Another note about approvals: use “permit” flow when available. The permit standard lets dApps request signatures that avoid explicit ERC-20 approvals and reduce allowance exposure. Not every token supports permit, but when it does, it’s cleaner. Also regularly clear RPCs you no longer use. Old RPCs can be hijacked or misconfigured over time.
Common questions I get asked
Is a browser extension wallet safe for serious DeFi?
Short answer: yes, when configured properly. Long answer: the level of safety depends on how you use it. Isolation (account separation), hardware integration for high-value accounts, conservative approvals, RPC verification, and frequent allowance audits make browser extensions viable for serious DeFi work.

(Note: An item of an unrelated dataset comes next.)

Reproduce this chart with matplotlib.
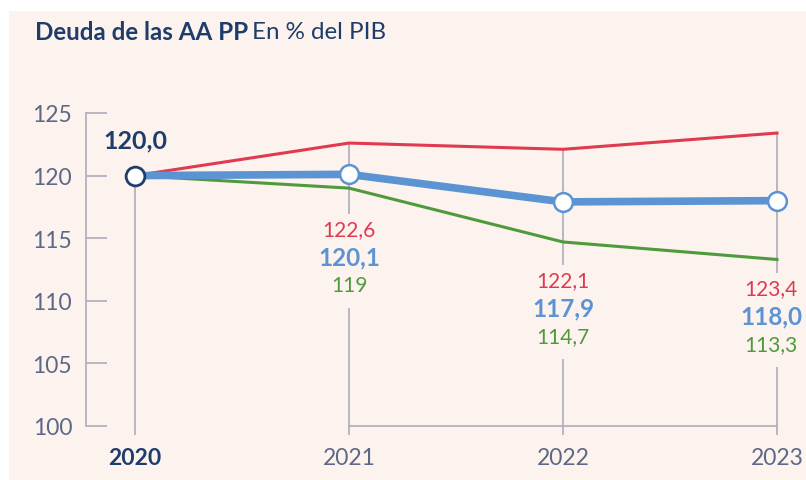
import matplotlib.pyplot as plt
from matplotlib.patches import Rectangle

# Data
years = ["2020", "2021", "2022", "2023"]
red_vals = [120.0, 122.6, 122.1, 123.4]
blue_vals = [120.0, 120.1, 117.9, 118.0]
green_vals = [120.0, 119.0, 114.7, 113.3]
red_labels = ["", "122,6", "122,1", "123,4"]
blue_labels = ["120,0", "120,1", "117,9", "118,0"]
green_labels = ["", "119", "114,7", "113,3"]
yticks = [100, 105, 110, 115, 120, 125]

# Colours
bg = "#fcf3ee"
red = "#e03a50"
blue = "#5b93d3"
green = "#4f9a3c"
navy = "#1f3d6b"
grey = "#b1b1bf"
tick_col = "#5d6886"

plt.rcParams['font.family'] = ['Lato', 'DejaVu Sans']

fig = plt.figure(figsize=(8.06, 4.81), dpi=100)
fig.patch.set_facecolor("white")
fig.patches.append(Rectangle((9 / 806, 0), 1, 1 - 12 / 481, transform=fig.transFigure,
                             facecolor=bg, edgecolor="none", zorder=-5))

# axes: x 0..3 -> px 135..777, y 100..125 -> px 427..114
ax = fig.add_axes([86 / 806, (481 - 427) / 481, (790 - 86) / 806, (427 - 114) / 481])
ax.set_zorder(2)
ax.set_facecolor("none")
ax.set_xlim(-49 / 214, 3 + 13 / 214)
ax.set_ylim(100, 125)

x = list(range(len(years)))
px = 25 / 313  # data units per pixel on y
pxx = 1 / 214  # data units per pixel on x

# label block centre (blue label) per year, in data units
label_mid = [None, 113.5, 109.4, 108.8]
label_dx = [0, 0, 0, -6 * pxx]
step = 28 * px

# vertical guide lines with a gap where the labels sit
for i in x:
    top = max(red_vals[i], blue_vals[i], green_vals[i])
    bottom = 100 - 8 * px
    if label_mid[i] is None:
        ax.plot([i, i], [top, bottom], color=grey, lw=1.3, zorder=1, clip_on=False)
    else:
        gap_top = label_mid[i] + step + 16 * px
        gap_bot = label_mid[i] - step - 24 * px
        ax.plot([i, i], [top, gap_top], color=grey, lw=1.3, zorder=1, clip_on=False)
        ax.plot([i, i], [gap_bot, bottom], color=grey, lw=1.3, zorder=1, clip_on=False)

ax.plot(x, red_vals, color=red, lw=2.2, zorder=2, clip_on=False)
ax.plot(x, green_vals, color=green, lw=2.2, zorder=2, clip_on=False)
ax.plot(x, blue_vals, color=blue, lw=5.5, zorder=3, clip_on=False, solid_capstyle="round")
ax.plot(x[1:], blue_vals[1:], 'o', ms=13.5, mfc="white", mec=blue, mew=1.8, zorder=4, clip_on=False)
ax.plot(x[:1], blue_vals[:1], 'o', ms=13.5, mfc="white", mec=navy, mew=2.0, zorder=4, clip_on=False)

# value labels
ax.text(0, blue_vals[0] + 2.85, blue_labels[0], color=navy, fontsize=18, fontweight="bold",
        ha="center", va="center")
for i in x[1:]:
    xl = i + label_dx[i]
    ax.text(xl, label_mid[i] + step, red_labels[i], color=red, fontsize=15,
            ha="center", va="center")
    ax.text(xl, label_mid[i], blue_labels[i], color=blue, fontsize=17.5, fontweight="bold",
            ha="center", va="center")
    ax.text(xl, label_mid[i] - step, green_labels[i], color=green, fontsize=15,
            ha="center", va="center")

# axes styling
for s in ["top", "right"]:
    ax.spines[s].set_visible(False)
ax.spines["left"].set_color(grey)
ax.spines["left"].set_linewidth(1.3)
ax.spines["bottom"].set_color(grey)
ax.spines["bottom"].set_linewidth(1.3)
ax.spines["bottom"].set_bounds(1, 3)

ax.set_yticks(yticks)
ax.set_yticklabels([str(v) for v in yticks])
ax.tick_params(axis="y", direction="in", length=15, width=1.3, color=grey,
               labelcolor=tick_col, labelsize=16.5, pad=10)
ax.set_xticks(x)
ax.set_xticklabels(years)
ax.tick_params(axis="x", length=0, labelcolor=tick_col, labelsize=16.5, pad=15)
lbl = ax.get_xticklabels()[0]
lbl.set_fontweight("bold")
lbl.set_color(navy)

# title: bold part + regular part
t1 = fig.text(35 / 806, 1 - 33 / 481, "Deuda de las AA PP", color=navy, fontsize=17.4,
              fontweight="bold", ha="left", va="center")
fig.canvas.draw()
bb = t1.get_window_extent()
fig.text((bb.x1 + 4) / 806, 1 - 33 / 481, "En % del PIB", color=navy, fontsize=17.4,
         ha="left", va="center")

fig.savefig("out.png", dpi=100, facecolor=fig.get_facecolor())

On one hand they’re a single point of failure; on the other, they are the practical tool for many traders. Balance matters.
How often should I check approvals?
Monthly at minimum. Weekly if you trade often. Immediately if you connect to a new or experimental dApp. My own cadence is: quick weekly scan for active accounts, deeper monthly review for allowances, and alert-driven checks for any suspicious movement.
What if I think my wallet was compromised?
Act fast. Move remaining funds to a new address with a hardware-backed key. Revoke approvals from the compromised account (some services let you do this without the key). And change passwords/emails connected to any services that might be involved—though note the wallet’s private key is the critical piece, not your email. Oh, and document what happened; mistakes help you learn faster.
Alright, wrapping this up with some honesty. I still make small mistakes. Sometimes I click too fast. Sometimes I forget a revoke. Those moments are humbling and they teach patterns—like which dApps are safe, which RPCs are flaky, and which approvals I should never accept. My feelings about extension wallets have evolved from naive trust to cautious respect.
My final piece of advice: build habits that make security automatic. Short routines, like a quick approval sweep before Friday trades and hardware-checks once a month, become invisible over time. And if something ever feels off, pause. Your gut is part of your security stack. Use it.